With the amount of laughing, shouting and dancing at Nak’azdli Band’s Kwah hall last week you would sooner think the around 40 people gathered there were playing Xbox rather than a hundreds of years old indigenous gambling game.
Lahal (often called Slahal) is a North American indigenous game played throughout the pacific northwest primarily by First Nations communities. Due to cultural suppression in the early colonial days of Canada the game was nearly lost but has increased in prominence lately with many First Nations using the game has a fun way to introduce their culture to a younger generation and non-aboriginals as well.
The game was the centre piece at the August 14 cultural afternoon at Kwah hall with dozens of kids and adults coming out to learn about the game and take part in a mini tournament.
“It’s usually played in tournaments,” said Bruce Allan one of the Lahal teachers at the cultural afternoon. “It’s also often played after funerals. It’s a sad time so [Lahal] is used to raise peoples spirits,” he added.

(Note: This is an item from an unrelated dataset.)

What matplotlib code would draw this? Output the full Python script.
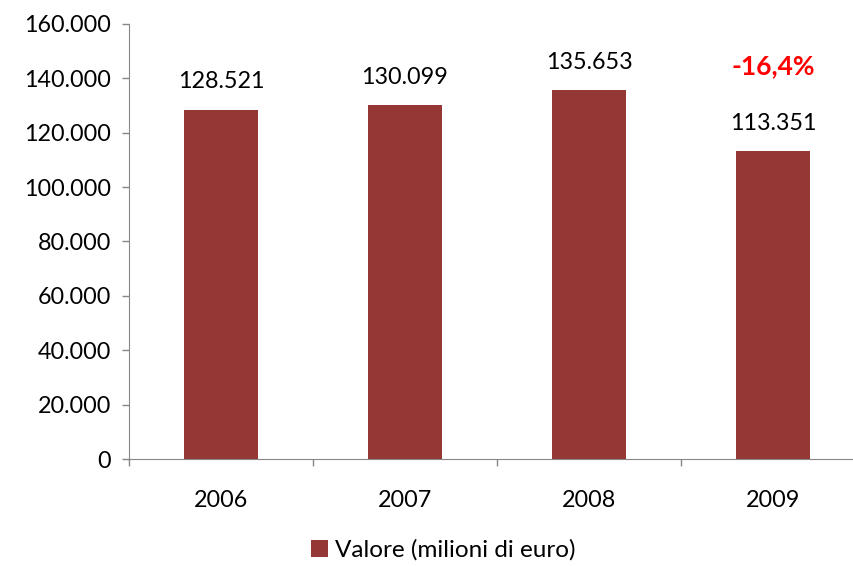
import matplotlib.pyplot as plt
import numpy as np

years = ['2006', '2007', '2008', '2009']
valori = [128521, 130099, 135653, 113351]
value_labels = ['128.521', '130.099', '135.653', '113.351']
var_label = '-16,4%'
yticks = [0, 20000, 40000, 60000, 80000, 100000, 120000, 140000, 160000]
ytick_labels = ['0', '20.000', '40.000', '60.000', '80.000', '100.000', '120.000', '140.000', '160.000']

plt.rcParams['font.family'] = ['Lato', 'DejaVu Sans']

fig = plt.figure(figsize=(8.54, 5.66), dpi=100)
ax = fig.add_axes([129 / 854, 107 / 566, 736 / 854, 435 / 566])

x = np.arange(len(years))
bars = ax.bar(x, valori, width=0.4, color='#953735', label='Valore (milioni di euro)')

for xi, v, lab in zip(x, valori, value_labels):
    ax.annotate(lab, (xi, v), xytext=(0, 20), textcoords='offset points',
                ha='center', va='center', fontsize=16.8, color='black')
ax.annotate(var_label, (x[-1], valori[-1]), xytext=(0, 61), textcoords='offset points',
            ha='center', va='center', fontsize=19, color='#ff0000', fontweight='bold')

ax.set_xlim(-0.5, len(years) - 0.5)
ax.set_ylim(0, 160000)
ax.set_yticks(yticks)
ax.set_yticklabels(ytick_labels, fontsize=16.8)

ax.set_xticks(np.arange(len(years) + 1) - 0.5)
ax.set_xticklabels([])
ax.set_xticks(x, minor=True)
ax.set_xticklabels(years, minor=True, fontsize=16.8)
ax.tick_params(axis='x', which='minor', length=0, pad=22)
ax.tick_params(axis='both', which='major', length=5, color='#868686', width=1)
ax.tick_params(axis='y', pad=8)

for s in ['top', 'right']:
    ax.spines[s].set_visible(False)
for s in ['left', 'bottom']:
    ax.spines[s].set_color('#868686')

fig.legend(handles=[bars], loc='center', bbox_to_anchor=(443 / 854, 1 - 550 / 566),
           frameon=False, fontsize=17.5, handlelength=0.7, handleheight=0.7,
           handletextpad=0.3)

fig.savefig('out.png', dpi=100)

Lahal is played by two teams of five or six who try to guess which hand an opposing player is holding a piece of bone in, in order to win points, represented by sticks.
“You play for 10 sticks,” said Allan. ” The idea of the game is to get all the sticks to your side.”
The game involves two sets of bones of which their is a stripped and a plain one, representing both sexes.
“The plain one represents the male bone and the stripped one represents the female,” Allan explained.
Each team is awarded a set of bones which are held behind their back and the opposing team must guess which hand the piece of bone is in. Games are usually played for money and involve dancing, drumming and singing.
Darion Tom anne Hannah Olinek were two of the younger group of people who out to take part in the Lahal tournament.
“It was a fun experience to learn some of the cultural games of our people,” said Olinek. “It was cool to see what they did back then for entrainment and for fun. Nowadays we just go inside and connect to Wi-Fi, so it was fun to learn something cultural.”
Tom echoed Olinek’s feelings saying “it was really interesting. I’ve never played it myself before this, I’ve only seen other people play and now I know how. I’m really thankful that I came, I would definitely play it again.”
With the success of the game, Alexandra Luggi, a member of the social development department with the Nak’azdli Band Office hopes to see more tournaments played and continued interest.
Cash prizes were given out to teams that competed with the grand prizes being $500, $300 and $200 for first, second and third place.